• **Problem to solve**: Copy exactly the lines from the beginning of the data down to and including the line holding "import * as", without any pictures.

──────────────────────────────

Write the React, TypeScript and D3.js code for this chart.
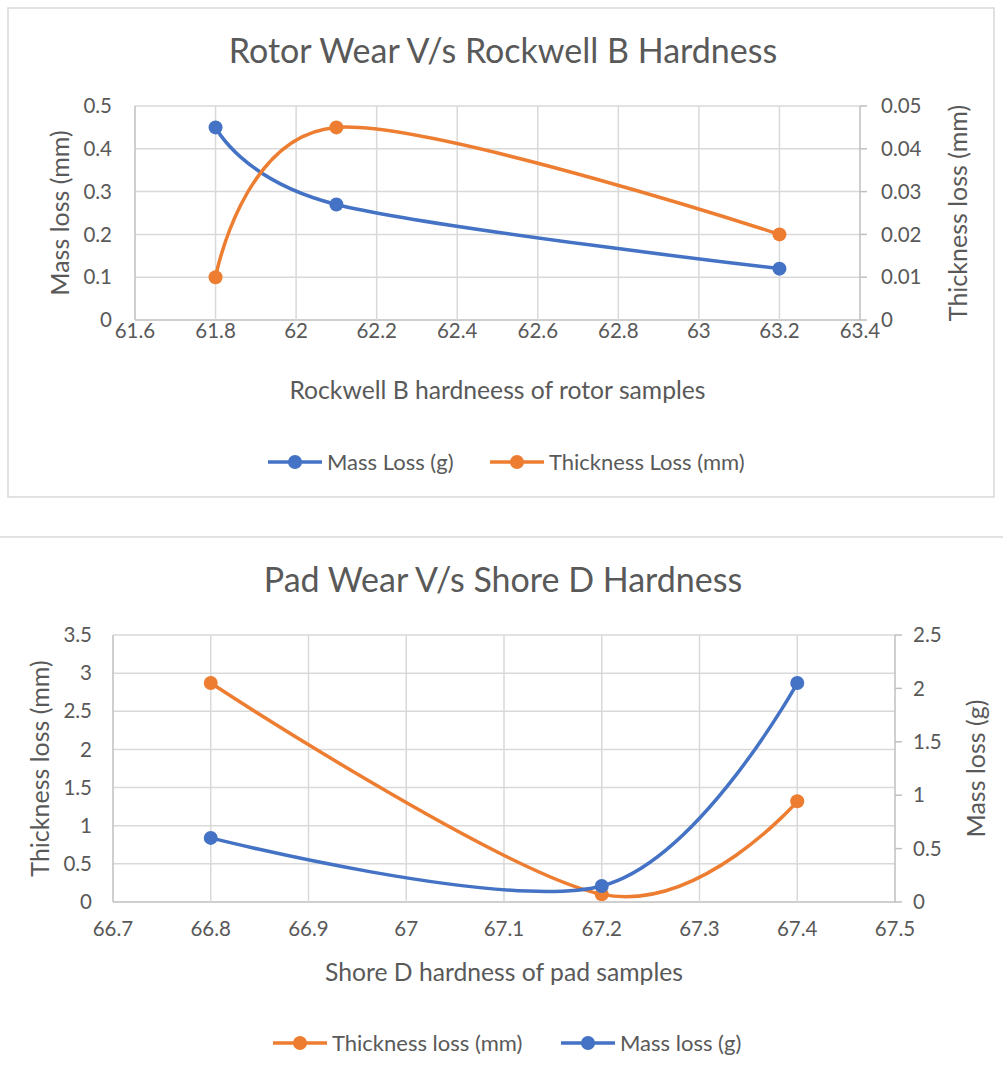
import React from "react";
import * as d3 from "d3";

// ---- Rotor chart data ----
const rotorHardness = [61.8, 62.1, 63.2];
const rotorMassLoss = [0.45, 0.27, 0.12];
const rotorThicknessLoss = [0.01, 0.045, 0.02];
const rotorXTicks = [61.6, 61.8, 62, 62.2, 62.4, 62.6, 62.8, 63, 63.2, 63.4];
const rotorLeftTicks = [0, 0.1, 0.2, 0.3, 0.4, 0.5];
const rotorRightTicks = [0, 0.01, 0.02, 0.03, 0.04, 0.05];

// ---- Pad chart data ----
const padHardness = [66.8, 67.2, 67.4];
const padThicknessLoss = [2.87, 0.1, 1.32];
const padMassLoss = [0.6, 0.15, 2.05];
const padXTicks = [66.7, 66.8, 66.9, 67, 67.1, 67.2, 67.3, 67.4, 67.5];
const padLeftTicks = [0, 0.5, 1, 1.5, 2, 2.5, 3, 3.5];
const padRightTicks = [0, 0.5, 1, 1.5, 2, 2.5];

const BLUE = "#4472C4";
const ORANGE = "#ED7D31";
const TEXT = "#595959";
const GRID = "#d9d9d9";
const AXIS = "#bfbfbf";
const FONT = "Lato, 'Open Sans', sans-serif";

type Series = { name: string; values: number[]; color: string; axis: "left" | "right" };

function DualChart(props: {
  title: string;
  titleY: number;
  x: number[];
  xTicks: number[];
  leftTicks: number[];
  rightTicks: number[];
  series: Series[];
  plot: { left: number; right: number; top: number; bottom: number };
  leftTitle: string;
  leftTitleX: number;
  rightTitle: string;
  rightTitleX: number;
  xTitle: string;
  xTitleY: number;
  leftLabelX: number;
  rightLabelX: number;
  xLabelY: number;
  legendY: number;
  legendX: number[];
}) {
  const p = props;
  const xs = d3
    .scaleLinear()
    .domain([p.xTicks[0], p.xTicks[p.xTicks.length - 1]])
    .range([p.plot.left, p.plot.right]);
  const yl = d3
    .scaleLinear()
    .domain([p.leftTicks[0], p.leftTicks[p.leftTicks.length - 1]])
    .range([p.plot.bottom, p.plot.top]);
  const yr = d3
    .scaleLinear()
    .domain([p.rightTicks[0], p.rightTicks[p.rightTicks.length - 1]])
    .range([p.plot.bottom, p.plot.top]);
  const midY = (p.plot.top + p.plot.bottom) / 2;
  const fmt = (v: number) => String(+v.toFixed(4));

  return (
    <g fontFamily={FONT} fill={TEXT}>
      <text x={503} y={p.titleY} textAnchor="middle" fontSize={34} fill={TEXT}>
        {p.title}
      </text>
      {p.leftTicks.map((t) => (
        <line key={"h" + t} x1={p.plot.left} x2={p.plot.right} y1={yl(t)} y2={yl(t)} stroke={t === 0 ? AXIS : GRID} strokeWidth={1.5} />
      ))}
      {p.xTicks.map((t, i) => (
        <line key={"v" + t} x1={xs(t)} x2={xs(t)} y1={p.plot.top} y2={p.plot.bottom} stroke={i === 0 || i === p.xTicks.length - 1 ? AXIS : GRID} strokeWidth={1.5} />
      ))}
      {p.rightTicks.map((t) => (
        <line key={"rt" + t} x1={p.plot.right} x2={p.plot.right + 7} y1={yr(t)} y2={yr(t)} stroke={AXIS} strokeWidth={1.5} />
      ))}
      {p.leftTicks.map((t) => (
        <text key={"ll" + t} x={p.leftLabelX} y={yl(t)} dy="0.35em" textAnchor="end" fontSize={20.5}>
          {fmt(t)}
        </text>
      ))}
      {p.rightTicks.map((t) => (
        <text key={"rl" + t} x={p.rightLabelX} y={yr(t)} dy="0.35em" textAnchor="start" fontSize={20.5}>
          {fmt(t)}
        </text>
      ))}
      {p.xTicks.map((t) => (
        <text key={"xl" + t} x={xs(t)} y={p.xLabelY} dy="0.35em" textAnchor="middle" fontSize={20.5}>
          {fmt(t)}
        </text>
      ))}
      <text transform={`translate(${p.leftTitleX},${midY}) rotate(-90)`} textAnchor="middle" dy="0.35em" fontSize={25}>
        {p.leftTitle}
      </text>
      <text transform={`translate(${p.rightTitleX},${midY}) rotate(-90)`} textAnchor="middle" dy="0.35em" fontSize={25}>
        {p.rightTitle}
      </text>
      <text x={(p.plot.left + p.plot.right) / 2} y={p.xTitleY} dy="0.35em" textAnchor="middle" fontSize={24.7}>
        {p.xTitle}
      </text>
      {p.series.map((s) => {
        const ys = s.axis === "left" ? yl : yr;
        const pts: [number, number][] = p.x.map((xv, i) => [xs(xv), ys(s.values[i])]);
        const line = d3.line().curve(d3.curveCardinal.tension(0))(pts) || "";
        return (
          <g key={s.name}>
            <path d={line} fill="none" stroke={s.color} strokeWidth={3.5} strokeLinecap="round" />
            {pts.map((pt, i) => (
              <circle key={i} cx={pt[0]} cy={pt[1]} r={7} fill={s.color} />
            ))}
          </g>
        );
      })}
      {p.series.map((s, i) => {
        const lx = p.legendX[i];
        return (
          <g key={"lg" + s.name}>
            <line x1={lx} x2={lx + 54} y1={p.legendY} y2={p.legendY} stroke={s.color} strokeWidth={3.5} />
            <circle cx={lx + 27} cy={p.legendY} r={7} fill={s.color} />
            <text x={lx + 59} y={p.legendY} dy="0.35em" fontSize={22}>
              {s.name}
            </text>
          </g>
        );
      })}
    </g>
  );
}

export default function App() {
  return (
    <svg width={1003} height={1078} style={{ position: "absolute", left: 0, top: 0, background: "#fff" }}>
      <rect x={0} y={0} width={1003} height={1078} fill="#fff" />
      <rect x={8} y={8} width={986} height={489} fill="none" stroke={GRID} strokeWidth={1.5} />
      <line x1={0} x2={1003} y1={537} y2={537} stroke={GRID} strokeWidth={1.5} />
      <DualChart
        title="Rotor Wear V/s Rockwell B Hardness"
        titleY={63}
        x={rotorHardness}
        xTicks={rotorXTicks}
        leftTicks={rotorLeftTicks}
        rightTicks={rotorRightTicks}
        series={[
          { name: "Mass Loss (g)", values: rotorMassLoss, color: BLUE, axis: "left" },
          { name: "Thickness Loss (mm)", values: rotorThicknessLoss, color: ORANGE, axis: "right" },
        ]}
        plot={{ left: 135, right: 860, top: 106, bottom: 320 }}
        leftTitle="Mass loss (mm)"
        leftTitleX={60}
        rightTitle="Thickness loss (mm)"
        rightTitleX={958}
        xTitle="Rockwell B hardneess of rotor samples"
        xTitleY={390}
        leftLabelX={112}
        rightLabelX={881}
        xLabelY={331}
        legendY={462}
        legendX={[268, 490]}
      />
      <DualChart
        title="Pad Wear V/s Shore D Hardness"
        titleY={592}
        x={padHardness}
        xTicks={padXTicks}
        leftTicks={padLeftTicks}
        rightTicks={padRightTicks}
        series={[
          { name: "Thickness loss (mm)", values: padThicknessLoss, color: ORANGE, axis: "left" },
          { name: "Mass loss (g)", values: padMassLoss, color: BLUE, axis: "right" },
        ]}
        plot={{ left: 113, right: 895, top: 635, bottom: 902 }}
        leftTitle="Thickness loss (mm)"
        leftTitleX={40}
        rightTitle="Mass loss (g)"
        rightTitleX={976}
        xTitle="Shore D hardness of pad samples"
        xTitleY={972}
        leftLabelX={92}
        rightLabelX={913}
        xLabelY={929}
        legendY={1043}
        legendX={[273, 561]}
      />
    </svg>
  );
}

──────────────────────────────

• **Solution to this exercise**:
Write the React, TypeScript and D3.js code for this chart.
import React from "react";
import * as d3 from "d3";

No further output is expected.